A worldview is the way we see, perceive and understand things. The way we look at the world around us. While growing up in the '50s and '60s, my thoughts were very shallow. I did not understand the importance of having a sound worldview. There was a battle going on in my mind between my worldview, based upon modem, liberal culture, and the solid beliefs and views of my parents. I was searching for what I felt was missing in my life. I was led by what felt good physically. I didn't understand what was missing, nor was I willing to listen to those who offered counsel. I felt misunderstood, and began to medicate my pain with illegal drugs, sex and music. I was self centered, trying to fill a spiritual emptiness through external means.

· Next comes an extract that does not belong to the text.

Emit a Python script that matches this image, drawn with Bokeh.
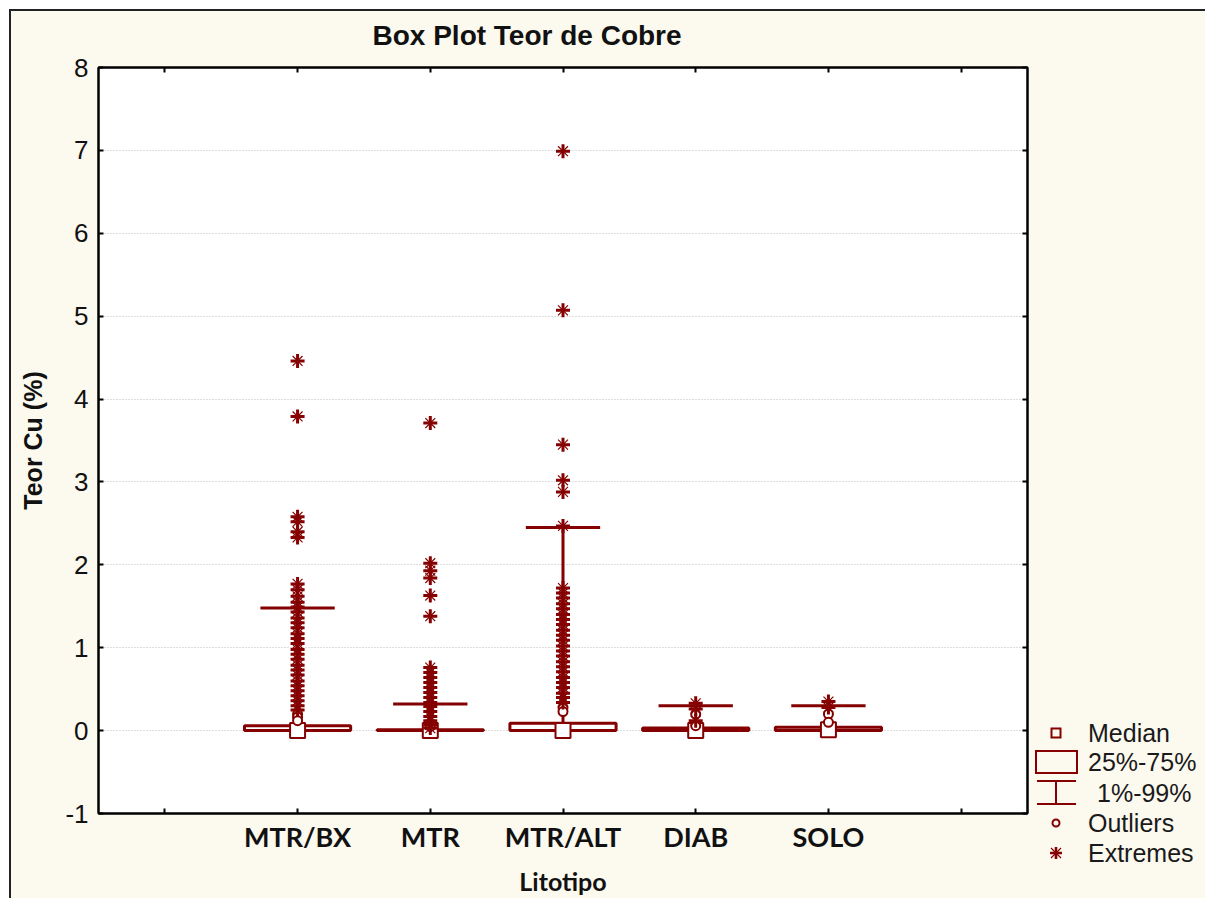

My life began to spin out of control, lacking character, appropriate feelings and sound reasoning. A quality life was within reach, exemplified by my parents and siblings, but my will was bound to follow a path leading to my own destruction. I ignored a productive view of life, falling prey to those who had perfected the art of destroying their own souls. I succumbed to a path that seemed right to me, but whose end was death.1
My Eyes Were Blinded
My parents used to remind me later in life, how as a child, I would talk to my dog "Collie" and tell him all my troubles. I guess I felt he could understand me when no one else could. Though a trained dog can comfort and help guide the blind, "Collie" could do little to help me with the blindness of my heart. Now, I see that I should have been talking to my parents and God, instead of to my dog.